Her dad, played by Breaking Bad star Dean Norris, is portrayed as a corporate suit, an “all work no play” figure who doesn’t understand or believe in his daughter. I mean, how dare he show up to a dinner with his daughter on time and then question her about an area rug she drags into a restaurant and admits she stole from a store. How DARE he?! Then, how dare he question his daughter’s strange behavior when she does show up at a restaurant on time (with her new boyfriend in tow) showing him “graphs” that don’t actually relay any information while she’s asking him for money. How DARE he?! And THEN, when he does go against his better judgment to co-sign a loan on office space, Sophia gets upset and storms out when he tries to protect himself and his assets by negotiating a price that he can afford just in case his daughter—who has shown a pattern of flaky behavior—decides to not pay the year’s rent in full. HOW DARE HE?!
The parental hostility couldn’t get any worse—until Sophia finds her mother. An aloof, pathetic dinner theater actress who serves almost as a Ghost of Christmas Future, Sophia tracks her mom down in Episode 10 after several rounds of maternal abandonment issues that keep popping up with her boyfriend and her eBay frenemy.
The parental issues in the show bugged me. Maybe I’m getting to the age where I can see the perspective of the parents more clearly, but none of this is really the focus of Sophia’s true story. In fact, I felt like these petty parental issues and frayed relationships were not built up from anything substantial. It was one of the main reasons why I felt so irritated by Sophia Marlowe. She hated her dad for no good reason and she liked her mom for all the wrong reasons.
You don’t get any of this unwanted drama in the book. Stick with that.
The Netflix TV show attempted to parse every dramatic angle of Sophia Amoruso’s entire life story leading up to the opening of Nasty Gal into a timeline of (roughly) one year. After reading the book, I realized that every bizarre quirk of Sophia’s personality and her story was presented in the TV show in some way. Listen guys, I GET IT. The Netflix show does not let you forget that the show is LOOSELY based off the true story. However, these HUGE details are true of Sophia’s real life:
- Sophia Amoruso DID steal things from stores
- She DID get blacklisted from selling clothes on eBay
- She DID name her company Nasty Gal after the Betty Davis song
- She DID start her company store in a boathouse
- She DID work as a security guard at an art academy in SF
- She DID have a hernia that caused her to get a job for health insurance
But all of these things happened over the course of a decade or more, not a year. The shortening of Sophia’s timeframe left little room for the audience to believe that Sophia was actually maturing. Didn’t I just see her stealing a rug from a store two episodes ago? Now I’m expected to hope that her eBay business succeeds because she’s so misunderstood and she actually has hidden potential to do something great?
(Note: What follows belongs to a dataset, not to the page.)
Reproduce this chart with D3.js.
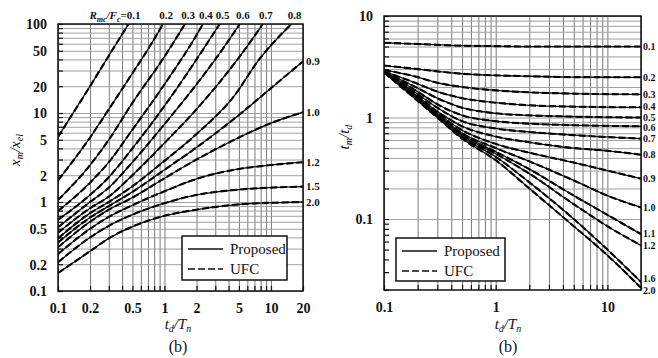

Sorry, I couldn’t care less if your company succeeds or fails.
Which is unfortunate, because the true story of Nasty Gal’s creation is pretty interesting. The concept of building a business empire from flipping clothes on eBay to a full-fledged operation is a Working Girl success story for the dot-com generation. In the book, the real Sophia chronicles her company’s rise by discussing the hours of work she put into designing the clothes, photographing them on her models in her driveway, carefully labeling each box for shipping and adhering to a strict turnaround schedule.
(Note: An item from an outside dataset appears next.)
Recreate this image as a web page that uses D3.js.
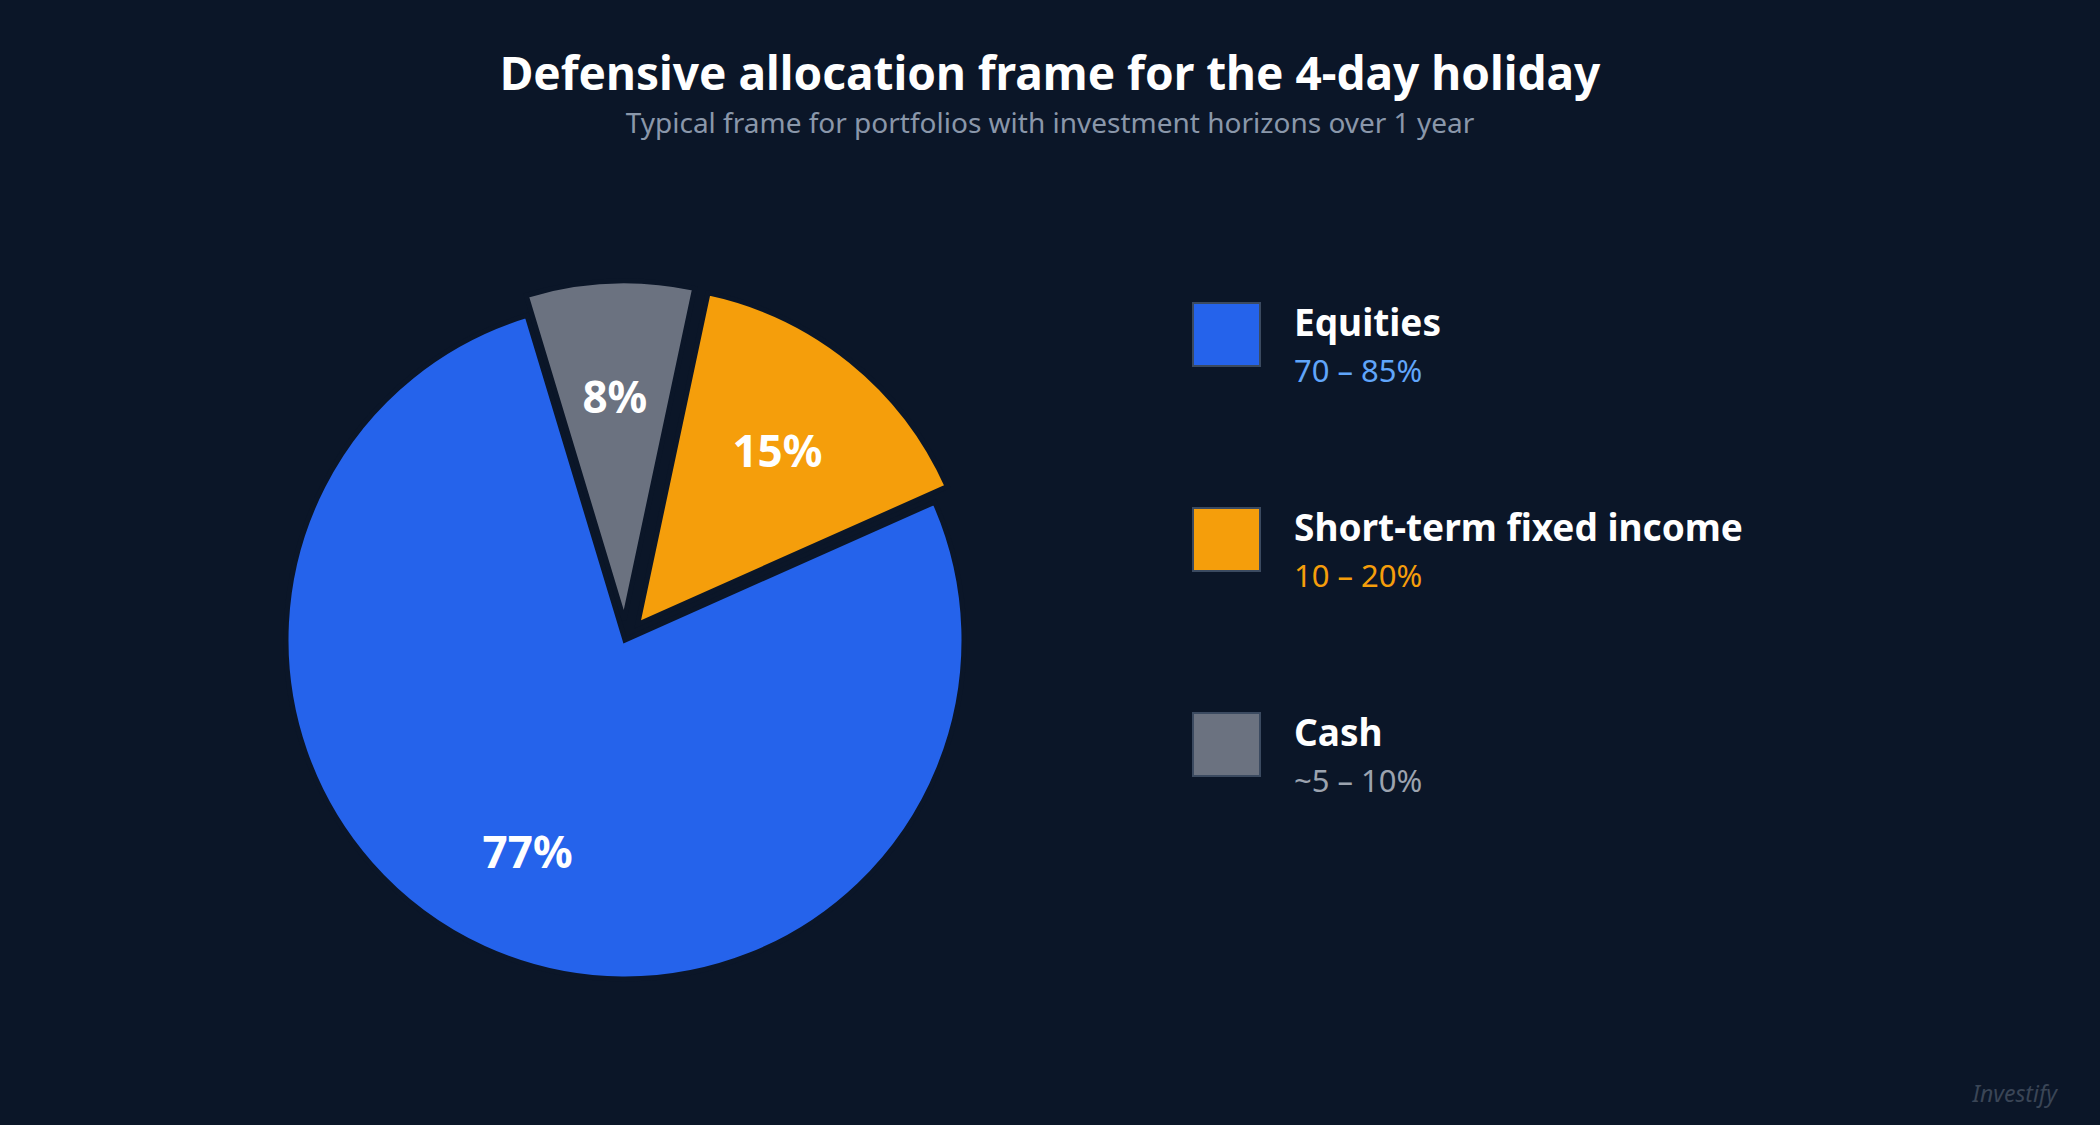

Again, stick with the book.
One of the most glaring inconsistencies between the two mediums is the advice Sophia gives her readers. In her book, Sophia breaks up her chapters by different facets of career and life advice. In Chapter 8, “On Hiring, Staying Employed, and Firing,” Sophia provides resume, cover letter and networking advice that seemed pretty standard compared to every other resource I’ve ever read. It felt a bit hypocritical for an unconventional CEO to be giving advice that was so…conventional—advice I could never see her younger self taking. Obviously Sophia didn’t have to follow this advice herself because she created her own company. That is commendable, and perhaps it is a reflection of all the lessons Sophia has learned over a decade of building a business, but reading it so closely next to watching a persona of her younger self beat back every single rule Sophia wrote in her book, making it feel paradoxical and therefore, disingenuous.
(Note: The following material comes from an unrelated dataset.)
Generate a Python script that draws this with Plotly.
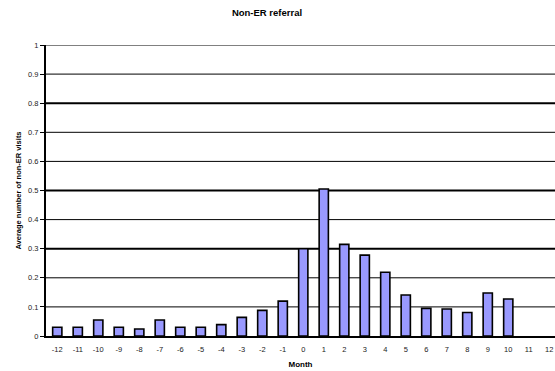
import plotly.graph_objects as go

# Average number of non-ER visits per month relative to the index month
months = list(range(-12, 13))
avg_visits = [0.030, 0.030, 0.055, 0.030, 0.024, 0.055, 0.030, 0.030, 0.039,
              0.064, 0.088, 0.120, 0.300, 0.505, 0.315, 0.278, 0.219, 0.141,
              0.095, 0.093, 0.081, 0.148, 0.127, None, None]

y_ticks = [round(i * 0.1, 1) for i in range(11)]
y_tick_text = ["0" if v == 0 else ("1" if v == 1 else f"{v:.1f}") for v in y_ticks]

# Horizontal rules: (level, width, colour)
rules = [(0.1, 1, "black"), (0.2, 1, "black"), (0.3, 2, "black"),
         (0.4, 1, "black"), (0.5, 2, "black"), (0.6, 1, "black"),
         (0.7, 1, "black"), (0.8, 2, "black"), (0.9, 1, "black"),
         (1.0, 2, "#808080")]

FONT = "Liberation Sans, Arial, sans-serif"

fig = go.Figure(go.Bar(
    x=months,
    y=avg_visits,
    width=0.45,
    marker=dict(color="#9999FF", line=dict(color="black", width=1.6)),
))

shapes = [dict(type="line", xref="paper", x0=0, x1=1, yref="y", y0=lvl, y1=lvl,
               line=dict(color=col, width=w), layer="below")
          for lvl, w, col in rules]

fig.update_layout(
    width=555, height=371,
    margin=dict(l=46, r=0, t=45, b=35),
    paper_bgcolor="white", plot_bgcolor="white",
    showlegend=False,
    shapes=shapes,
    font=dict(family=FONT, color="black"),
    title=dict(text="<b>Non-ER referral</b>", font=dict(size=9.5, family=FONT),
               xref="container", x=267 / 555, xanchor="center",
               yref="container", y=1 - 13 / 371, yanchor="middle"),
    xaxis=dict(
        range=[-12.55, 12.28],
        tickmode="array", tickvals=months, ticktext=[str(m) for m in months],
        tickfont=dict(size=7.5, color="#222222"),
        ticks="", ticklabelstandoff=5, showgrid=False, zeroline=False,
        showline=True, linecolor="black", linewidth=2,
        title=dict(text="<b>Month</b>", font=dict(size=8), standoff=8),
    ),
    yaxis=dict(
        range=[0, 1],
        tickmode="array", tickvals=y_ticks, ticktext=y_tick_text,
        tickfont=dict(size=7.5, color="#222222"),
        ticks="outside", ticklen=4, tickcolor="black", tickwidth=1,
        showgrid=False, zeroline=False,
        showline=True, linecolor="black", linewidth=2,
        title=dict(text="<b>Average number of non-ER visits</b>",
                   font=dict(size=7.5), standoff=5),
    ),
)

fig.write_html("out.html")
“Please do not wear sunglasses in your [LinkedIn] profile photo or self identify as ‘visionary’.” ~Sophia Amoruso
Photo from Girlboss, Season 1 on Netflix
However, despite the differences, I will say that both mediums have their merits. While the Girlboss Netflix series is lacking in actual feminism and likable characters, the acting, especially of front woman Britt Robertson, is superb, and the direction of the series is clever and creative, especially the episode titled “Vintage Fashion Forum” which personifies online chat rooms and the interactions that happen within them. However, be ready to put up with a lot of petty selfishness and snoozefest story lines (basically every interaction with her crush) to get a little payoff in the end.
Sophia Amoruso’s #GIRLBOSS is an interesting read lined with encouragement and empowering stories from other #GIRLBOSSes. It was unfortunate that while the author often says throughout the book that this is “#GIRLBOSS” training, it didn’t quite feel like it. In some parts of the book, it felt like Sophia was giving advice to #GIRLBOSS wannabes, instead of actual #GIRLBOSSes, writing such advice as, “don’t chew gum during a job interview.” The sections where she talks about her business journey, her vision, and her creative drive were the best parts of the book, however, and at 239 pages, it’s an easy commuter or beach weekend read for anyone looking for a unique entrepreneurial story.
Bottom line: if you’re looking for a real #GIRLBOSS, read Sophia Amoruso’s book and skip the Netflix show entirely.